Tuesday, December 8, 2015

Metal on the Morning Commute (Chips & Beer Magazine)

I lived in the UK from 1992-97, which is where I first encountered public transit. I liked watching the rolling hills fly by while my Mom, my brother and I trundled about Jolly Old. New York City is the first American city I’ve lived in where public transit is this ubiquitous though. There were buses in Los Angeles but when subject to the same freeways as everyone else, they’re no more efficient than just buying a bike and hoofing it your own way. I’ve come to appreciate the working people who slog through a long rail commute, day in and day out, knowing that at the end of their cramped and smelly ride lies an 8-hour slog through the workday blues.

I ride the NQ line most days, and don’t have much to complain about, though the other day I was delayed to and from work because of EMT’s removing a “sick customer” from the line. Many of you have heard the Invisibilia episode profiling this Twitter account which showcased the supposed horrors (fashion-related and non) of the N. This is a newsletter about my M-F commute, and the 7-8 stops from Astoria/Ditmars to Queensboro plaza in which I can get LTE signal to look up weird metal shit on the internet.


Chips & Beer magazine is the finest metal publication going, and I feel no hyperbole in making such a proclamation. Their obsessive attention to detail, phenomenal interviews and “themed issues” make this a rag full-on dripping with adoration and nerdery for this lil genre of ours. So far in their 8 issue legacy my favorite has been their Thin Lizzy issue, replete with interviews, nuggets and even a dissection of “Western Movies” (Spaghetti, domestic, that was meant to be a Motorhead reference) through the years. While I particularly enjoyed the interview with Jim Fitzpatrick (the guy who actually made the Che Guevara image so iconic), a tiny nugget in the Eric Bell interview stopped me in my (no train pun intended) tracks.

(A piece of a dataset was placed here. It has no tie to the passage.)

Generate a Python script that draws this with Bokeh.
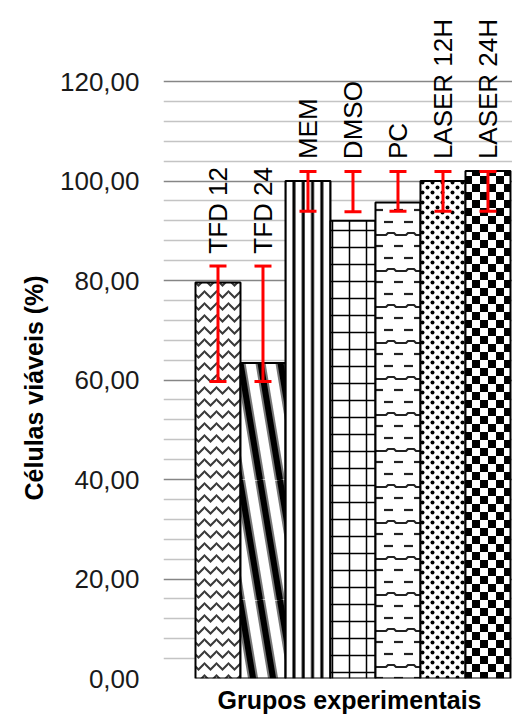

Eric Bell: I’d had a few pints of Guinness and a few smokes, and I was just flipping through the channels and I saw this band on stage at this festival and I went “Who the fuck is this?!” I couldn’t believe it. It was a band called Slipknot. You know the guys with the masks? They blew me away completely and utterly off the planet. I couldn’t believe it, and I taped it and I still watch it about three times a week. A song they do called “Duality.” -Chips and Beer #7

Three times a week? Far be it from me to judge. The dude played in the earliest incarnations of lizzy. I guess Slipknot just hit me at a time where I’d completely fazed out of FM radio rock, and the occasional glimpses I would get (including the “duality” video) were so laden in tuneless staccato to just leave me feelin...limp? I’m sure some boner blog rock critic will rewrite history in a few years, equating Slipknot to some kind of cultural mega-importance. It’s just how it goes. Even the aged rockers are more in tune than me.